A Liberal Education at Bowdoin College
In 1906, Bowdoin's president, William DeWitt Hyde, wrote "The Offer of the College":
President Barry Mills ’72
To be at home in all lands and all ages;
to count Nature a familiar acquaintance,
and Art an intimate friend;
to carry the keys of the world's library in your pocket,
and feel its resources behind you in whatever task you undertake;
to make hosts of friends...who are to be leaders in all walks of life;
to lose yourself in generous enthusiasms and cooperate with others for common ends –
this is the offer of the college for the best four years of your life.
This offer spelled out a vision of the aspirations of a liberal education appropriate to the early 20th century. Many elements of it still have currency one hundred years later. At the beginning of the 21st century, a vastly changed College in a dramatically altered world provides a related but expanded offer – of intellectual challenge and personal growth in the context of an active and engaged learning community closely linked to the social and natural worlds.
A liberal education cultivates the mind and the imagination; encourages seeking after truth, meaning, and beauty; awakens an appreciation of past traditions and present challenges; fosters joy in learning and sharing that learning with others; supports taking the intellectual risks required to explore the unknown, test new ideas and enter into constructive debate; and builds the foundation for making principled judgments. It hones the capacity for critical and open intellectual inquiry – the interest in asking questions, challenging assumptions, seeking answers, and reaching conclusions supported by logic and evidence. A liberal education rests fundamentally on the free exchange of ideas – on conversation and questioning – that thrives in classrooms, lecture halls, laboratories, studios, dining halls, playing fields, and dormitory rooms. Ultimately, a liberal education promotes independent thinking, individual action, and social responsibility
Since its opening in 1802, Bowdoin has understood the obligation to direct liberal education toward the common good. In the 21st century, that obligation is stronger than ever. The challenge of defining a “common good” and acting on it is highlighted, however, in an interconnected world of widely varied cultures, interests, resources, and power. To prepare students for this complexity, a liberal education must teach about differences across cultures and within societies. At the same time, it should help students understand and respect the values and implications of a shared natural world and human heritage. By doing so, a liberal education will challenge students to appreciate and contend with diversity and the conflicts inherent in differing experiences, perspectives and values at the same time that they find ways to contribute to the common project of living together in the world.
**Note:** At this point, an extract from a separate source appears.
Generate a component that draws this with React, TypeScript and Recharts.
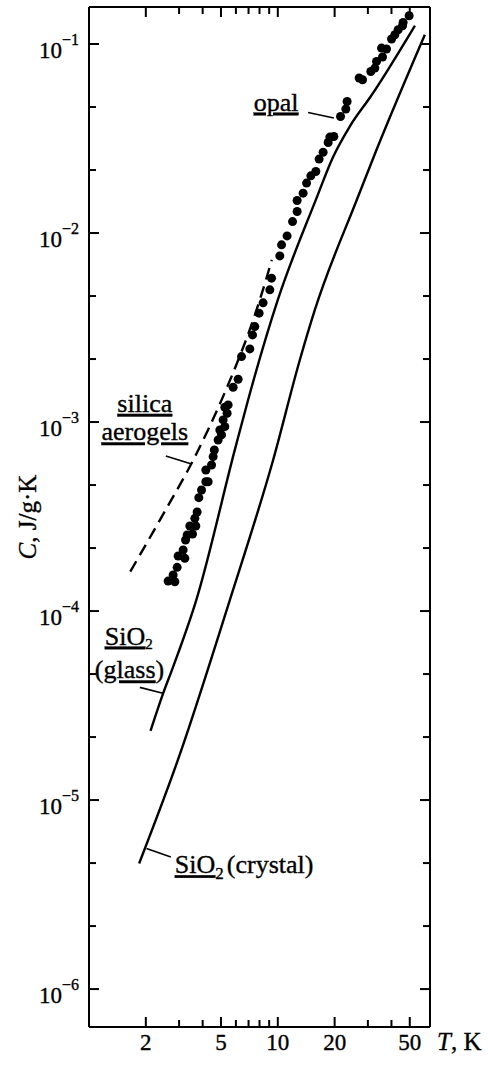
import React from 'react';
import { ComposedChart, Line, Scatter, XAxis, YAxis, ReferenceLine, ReferenceDot } from 'recharts';

const FONT = '"Liberation Serif", "Times New Roman", "DejaVu Serif", serif';

// ---- axes ----
const X_DOMAIN: [number, number] = [1, 64];
const Y_DOMAIN: [number, number] = [6.3e-7, 0.157];
const X_TICKS = [2, 3, 4, 5, 6, 7, 8, 9, 10, 20, 30, 40, 50];
const X_LABELS = [2, 5, 10, 20, 50];
const Y_DECADES = [-6, -5, -4, -3, -2, -1];
const Y_TICKS = Y_DECADES.flatMap((e) => [0, 1, 2].map((k) => Math.pow(10, e + k / 3))).filter((v) => v <= 0.1000001);

// ---- series ----
const OPAL_T = [2.625, 2.849, 2.79, 2.93, 2.966, 3.218, 3.152, 3.246, 3.31, 3.534, 3.42, 3.68, 3.636, 3.739, 3.817, 3.945, 4.158, 4.276, 4.158, 4.457, 4.545, 4.611, 4.83, 5.035, 4.931, 5.241, 5.133, 5.39, 5.241, 5.457, 5.8, 6.165, 6.425, 7.11, 7.347, 7.556, 7.962, 8.36, 9.074, 9.264, 10.25, 10.47, 11.2, 11.97, 12.66, 12.66, 13.62, 14.2, 14.96, 15.9, 16.55, 17.38, 18.48, 18.86, 19.81, 21.49, 22.93, 23.29, 26.97, 28.11, 31.1, 32.66, 33.34, 35.87, 35.43, 37.66, 40.04, 41.69, 43.39, 45.78, 46.12, 49.63];
const OPAL_C = [1.441e-4, 1.429e-4, 1.551e-4, 1.703e-4, 1.955e-4, 1.901e-4, 2.103e-4, 2.376e-4, 2.525e-4, 2.556e-4, 2.818e-4, 2.818e-4, 3.095e-4, 3.343e-4, 3.979e-4, 4.369e-4, 4.835e-4, 4.835e-4, 5.578e-4, 5.928e-4, 6.559e-4, 7.117e-4, 8.04e-4, 8.55e-4, 9.08e-4, 9.45e-4, 1.026e-3, 1.113e-3, 1.198e-3, 1.232e-3, 1.528e-3, 1.685e-3, 2.22e-3, 2.438e-3, 2.891e-3, 3.199e-3, 3.767e-3, 4.272e-3, 5.004e-3, 5.77e-3, 7.57e-3, 8.66e-3, 9.66e-3, 1.15e-2, 1.3e-2, 1.486e-2, 1.626e-2, 1.837e-2, 2.008e-2, 2.117e-2, 2.461e-2, 2.674e-2, 3.014e-2, 3.219e-2, 3.243e-2, 4.136e-2, 4.529e-2, 4.967e-2, 6.607e-2, 6.47e-2, 7.16e-2, 7.46e-2, 8.09e-2, 8.54e-2, 9.52e-2, 9.41e-2, 0.1063, 0.112, 0.119, 0.125, 0.1301, 0.1412];

const AEROGEL_T = [1.655, 2.373, 3.68, 5.04, 8.03, 9.3];
const AEROGEL_C = [1.618e-4, 3.03e-4, 6.7e-4, 1.31e-3, 4.43e-3, 7.21e-3];

const GLASS_T = [2.118, 2.47, 2.79, 3.7, 5.92, 6.96, 10.0, 15.9, 19.6, 24.0, 31.5, 53.2];
const GLASS_C = [2.324e-5, 3.667e-5, 5.07e-5, 1.143e-4, 7.12e-4, 1.309e-3, 4.43e-3, 0.01498, 0.0252, 0.0365, 0.0539, 0.125];

const CRYSTAL_T = [1.843, 2.954, 5.57, 9.447, 13.08, 15.71, 26.22, 33.34, 60.1];
const CRYSTAL_C = [4.62e-6, 1.626e-5, 1.143e-4, 6.3e-4, 2.13e-3, 3.92e-3, 0.015, 0.02757, 0.112];

// ---- annotations (anchors in data units) ----
const OPAL_LEADER = [{ x: 14.47, y: 0.04344 }, { x: 19.81, y: 0.04057 }];
const AEROGEL_LEADER = [{ x: 2.553, y: 6.615e-4 }, { x: 3.493, y: 6.0e-4 }];
const GLASS_LEADER = [{ x: 1.859, y: 3.946e-5 }, { x: 2.491, y: 3.667e-5 }];
const CRYSTAL_LEADER = [{ x: 2.017, y: 5.54e-6 }, { x: 2.713, y: 5.0e-6 }];

const OPAL_TEXT = { T: 7.46, C: 0.0444 };
const SILICA_TEXT = { T: 1.975, C: 1.131e-3 };
const AEROGELS_TEXT = { T: 1.975, C: 7.99e-4 };
const SIO2_GLASS_TEXT = { T: 1.213, C: 6.646e-5 };
const GLASS_TEXT = { T: 1.074, C: 4.4e-5 };
const CRYSTAL_TEXT = { T: 2.849, C: 4.1e-6 };

const ANN_SIZE = 26;
const UL = { textDecoration: 'underline' } as React.CSSProperties;
const INK = { stroke: '#000', strokeWidth: 0.35 };

const isDecade = (v: number) => Math.abs(Math.log10(v) - Math.round(Math.log10(v))) < 1e-6;

function BottomTick(p: any) {
  const v = p.payload.value;
  const major = X_LABELS.includes(v);
  return (
    <g>
      <line x1={p.x} x2={p.x} y1={p.y} y2={p.y - (major ? 10 : 7)} stroke="#000" strokeWidth={2} />
      {major && (
        <text x={p.x} y={p.y + 23} textAnchor="middle" fontFamily={FONT} fontSize={23} fill="#000" {...INK}>
          {v}
        </text>
      )}
    </g>
  );
}

function TopTick(p: any) {
  const v = p.payload.value;
  const major = X_LABELS.includes(v);
  return <line x1={p.x} x2={p.x} y1={p.y} y2={p.y + (major ? 10 : 7)} stroke="#000" strokeWidth={2} />;
}

function LeftTick(p: any) {
  const v = p.payload.value;
  const major = isDecade(v);
  const exp = Math.round(Math.log10(v));
  return (
    <g>
      <line x1={p.x} x2={p.x + (major ? 10 : 7)} y1={p.y} y2={p.y} stroke="#000" strokeWidth={2} />
      {major && (
        <text x={p.x - 10} y={p.y + 14} textAnchor="end" fontFamily={FONT} fontSize={23} fill="#000" {...INK}>
          10
          <tspan dy={-13} fontSize={16}>
            {'\u2212' + String(-exp)}
          </tspan>
        </text>
      )}
    </g>
  );
}

function RightTick(p: any) {
  const v = p.payload.value;
  const major = isDecade(v);
  return <line x1={p.x} x2={p.x - (major ? 10 : 7)} y1={p.y} y2={p.y} stroke="#000" strokeWidth={2} />;
}

const Dot = (p: any) => <circle cx={p.cx} cy={p.cy} r={4.5} fill="#000" />;

const txt = (content: React.ReactNode, anchor: 'start' | 'middle' = 'start') => (p: any) => (
  <text x={p.cx} y={p.cy} textAnchor={anchor} fontFamily={FONT} fontSize={ANN_SIZE} fill="#000" {...INK}>
    {content}
  </text>
);

export default function App() {
  const opal = OPAL_T.map((T, i) => ({ T, C: OPAL_C[i] }));
  const aerogel = AEROGEL_T.map((T, i) => ({ T, C: AEROGEL_C[i] }));
  const glass = GLASS_T.map((T, i) => ({ T, C: GLASS_C[i] }));
  const crystal = CRYSTAL_T.map((T, i) => ({ T, C: CRYSTAL_C[i] }));
  const axisLine = { stroke: '#000', strokeWidth: 2 };
  const ids = { xAxisId: 'b', yAxisId: 'l' };

  return (
    <div style={{ position: 'absolute', left: 0, top: 0, background: '#fff' }}>
      <ComposedChart width={488} height={1065} margin={{ top: 2, right: 48, bottom: 8, left: 29 }}>
        <XAxis
          xAxisId="b"
          orientation="bottom"
          type="number"
          dataKey="T"
          scale="log"
          domain={X_DOMAIN}
          allowDataOverflow
          ticks={X_TICKS}
          interval={0}
          tickSize={0}
          tickMargin={0}
          tickLine={false}
          tick={BottomTick}
          axisLine={axisLine}
          height={30}
          label={{
            content: (lp: any) => {
              const vb = lp.viewBox || {};
              return (
                <text x={vb.x + vb.width + 7} y={vb.y + 23} fontFamily={FONT} fontSize={25} fill="#000" {...INK}>
                  <tspan fontStyle="italic">T</tspan>, K
                </text>
              );
            },
          }}
        />
        <XAxis
          xAxisId="t"
          orientation="top"
          type="number"
          dataKey="T"
          scale="log"
          domain={X_DOMAIN}
          allowDataOverflow
          ticks={X_TICKS}
          interval={0}
          tickSize={0}
          tickMargin={0}
          tickLine={false}
          tick={TopTick}
          axisLine={axisLine}
          height={5}
        />
        <YAxis
          yAxisId="l"
          orientation="left"
          type="number"
          scale="log"
          domain={Y_DOMAIN}
          allowDataOverflow
          ticks={Y_TICKS}
          interval={0}
          tickSize={0}
          tickMargin={0}
          tickLine={false}
          tick={LeftTick}
          axisLine={axisLine}
          width={60}
          label={{
            content: (lp: any) => {
              const vb = lp.viewBox || {};
              const cx = vb.x - 2;
              const cy = vb.y + vb.height / 2;
              return (
                <text
                  x={cx}
                  y={cy}
                  transform={`rotate(-90, ${cx}, ${cy})`}
                  textAnchor="middle"
                  dominantBaseline="central"
                  fontFamily={FONT}
                  fontSize={25}
                  fill="#000"
                  {...INK}
                >
                  <tspan fontStyle="italic">C</tspan>, J/g·K
                </text>
              );
            },
          }}
        />
        <YAxis
          yAxisId="r"
          orientation="right"
          type="number"
          scale="log"
          domain={Y_DOMAIN}
          allowDataOverflow
          ticks={Y_TICKS}
          interval={0}
          tickSize={0}
          tickMargin={0}
          tickLine={false}
          tick={RightTick}
          axisLine={axisLine}
          width={10}
        />

        <Line {...ids} data={crystal} dataKey="C" type="monotone" stroke="#000" strokeWidth={2.4} dot={false} isAnimationActive={false} />
        <Line {...ids} data={glass} dataKey="C" type="monotone" stroke="#000" strokeWidth={2.4} dot={false} isAnimationActive={false} />
        <Line {...ids} data={aerogel} dataKey="C" type="monotone" stroke="#000" strokeWidth={2.4} strokeDasharray="12 7" dot={false} isAnimationActive={false} />
        <Scatter {...ids} data={opal} dataKey="C" shape={Dot} isAnimationActive={false} />

        <ReferenceLine {...ids} segment={OPAL_LEADER} stroke="#000" strokeWidth={1.6} ifOverflow="visible" />
        <ReferenceLine {...ids} segment={AEROGEL_LEADER} stroke="#000" strokeWidth={1.6} ifOverflow="visible" />
        <ReferenceLine {...ids} segment={GLASS_LEADER} stroke="#000" strokeWidth={1.6} ifOverflow="visible" />
        <ReferenceLine {...ids} segment={CRYSTAL_LEADER} stroke="#000" strokeWidth={1.6} ifOverflow="visible" />

        <ReferenceDot {...ids} x={OPAL_TEXT.T} y={OPAL_TEXT.C} r={0} ifOverflow="visible" shape={txt(<tspan style={UL}>opal</tspan>)} />
        <ReferenceDot {...ids} x={SILICA_TEXT.T} y={SILICA_TEXT.C} r={0} ifOverflow="visible" shape={txt(<tspan style={UL}>silica</tspan>, 'middle')} />
        <ReferenceDot {...ids} x={AEROGELS_TEXT.T} y={AEROGELS_TEXT.C} r={0} ifOverflow="visible" shape={txt(<tspan style={UL}>aerogels</tspan>, 'middle')} />
        <ReferenceDot
          {...ids}
          x={SIO2_GLASS_TEXT.T}
          y={SIO2_GLASS_TEXT.C}
          r={0}
          ifOverflow="visible"
          shape={txt(
            <>
              <tspan style={UL}>SiO</tspan>
              <tspan dy={4} fontSize={15}>2</tspan>
            </>
          )}
        />
        <ReferenceDot
          {...ids}
          x={GLASS_TEXT.T}
          y={GLASS_TEXT.C}
          r={0}
          ifOverflow="visible"
          shape={txt(
            <>
              (<tspan style={UL}>glass</tspan>)
            </>
          )}
        />
        <ReferenceDot
          {...ids}
          x={CRYSTAL_TEXT.T}
          y={CRYSTAL_TEXT.C}
          r={0}
          ifOverflow="visible"
          shape={txt(
            <>
              <tspan style={UL}>SiO</tspan>
              <tspan dy={6} fontSize={17}>2</tspan>
              <tspan dy={-6} dx={3}>(crystal)</tspan>
            </>
          )}
        />
      </ComposedChart>
    </div>
  );
}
Although a liberal education is not narrowly vocational, it provides the broadest grounding for finding a vocation by preparing students to be engaged, adaptable, independent, and capable citizens.A student in a residential liberal arts college is removed from many of the immediate responsibilities of daily adult life, making the four years of education extraordinarily privileged ones. Such an education, however, must engage that world -- both contemporary and historical, both local and global. This engagement comes through individual and group research, service-learning, volunteer activities, summer internships, off campus study and more.
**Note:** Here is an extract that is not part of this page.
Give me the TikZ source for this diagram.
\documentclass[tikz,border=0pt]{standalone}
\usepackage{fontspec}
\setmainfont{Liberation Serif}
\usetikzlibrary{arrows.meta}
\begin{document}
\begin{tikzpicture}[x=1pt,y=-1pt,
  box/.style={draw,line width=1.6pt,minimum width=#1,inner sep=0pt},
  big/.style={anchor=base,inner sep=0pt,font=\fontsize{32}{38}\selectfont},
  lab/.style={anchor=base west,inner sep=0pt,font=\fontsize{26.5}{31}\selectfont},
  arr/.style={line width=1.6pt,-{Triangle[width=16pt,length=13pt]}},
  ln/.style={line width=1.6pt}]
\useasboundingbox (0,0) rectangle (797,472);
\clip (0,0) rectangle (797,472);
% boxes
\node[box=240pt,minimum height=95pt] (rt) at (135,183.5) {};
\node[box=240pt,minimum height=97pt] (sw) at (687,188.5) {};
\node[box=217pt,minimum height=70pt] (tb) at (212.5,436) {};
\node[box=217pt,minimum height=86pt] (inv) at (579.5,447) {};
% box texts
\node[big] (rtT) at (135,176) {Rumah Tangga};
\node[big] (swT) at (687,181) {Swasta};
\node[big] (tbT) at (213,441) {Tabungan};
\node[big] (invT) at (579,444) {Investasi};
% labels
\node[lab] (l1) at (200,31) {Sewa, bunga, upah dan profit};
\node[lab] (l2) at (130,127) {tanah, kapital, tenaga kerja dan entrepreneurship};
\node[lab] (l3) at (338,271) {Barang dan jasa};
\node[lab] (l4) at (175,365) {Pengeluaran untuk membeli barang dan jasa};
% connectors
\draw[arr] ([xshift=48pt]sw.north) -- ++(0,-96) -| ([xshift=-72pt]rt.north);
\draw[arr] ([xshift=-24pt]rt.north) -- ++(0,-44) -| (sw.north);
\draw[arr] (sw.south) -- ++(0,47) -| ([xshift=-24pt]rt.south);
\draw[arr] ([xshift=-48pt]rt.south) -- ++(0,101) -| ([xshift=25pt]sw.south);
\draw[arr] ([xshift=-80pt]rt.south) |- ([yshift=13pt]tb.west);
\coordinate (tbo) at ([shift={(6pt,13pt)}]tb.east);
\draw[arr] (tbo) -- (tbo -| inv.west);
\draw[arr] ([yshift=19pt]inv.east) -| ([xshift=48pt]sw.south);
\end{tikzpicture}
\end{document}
The success of a Bowdoin education is evident in the capacity of graduates to be informed and critically analytic readers of texts, evidence and conclusions; to be able to construct a logical argument; to communicate in writing and speaking with clarity and self-confidence; to understand the nature of artistic creation and the character of critical aesthetic judgment; to have the capacity to use quantitative and graphical presentations of information critically and confidently; and to access, evaluate, and make effective use of information resources in varied forms and media. These fundamental capacities serve as crucial supports for a commitment to active intellectual inquiry -- to taking independent and multi-faceted approaches to solving complex problems; knowing how to ask important and fruitful questions and to pursue answers critically and effectively; sharing in the excitement of discovery and creativity; and being passionately committed to a subject of study. Graduates should thus have the ability to engage competing views critically, to make principled judgments that inform their practice, and to work effectively with others as informed citizens committed to constructing a just and sustainable world.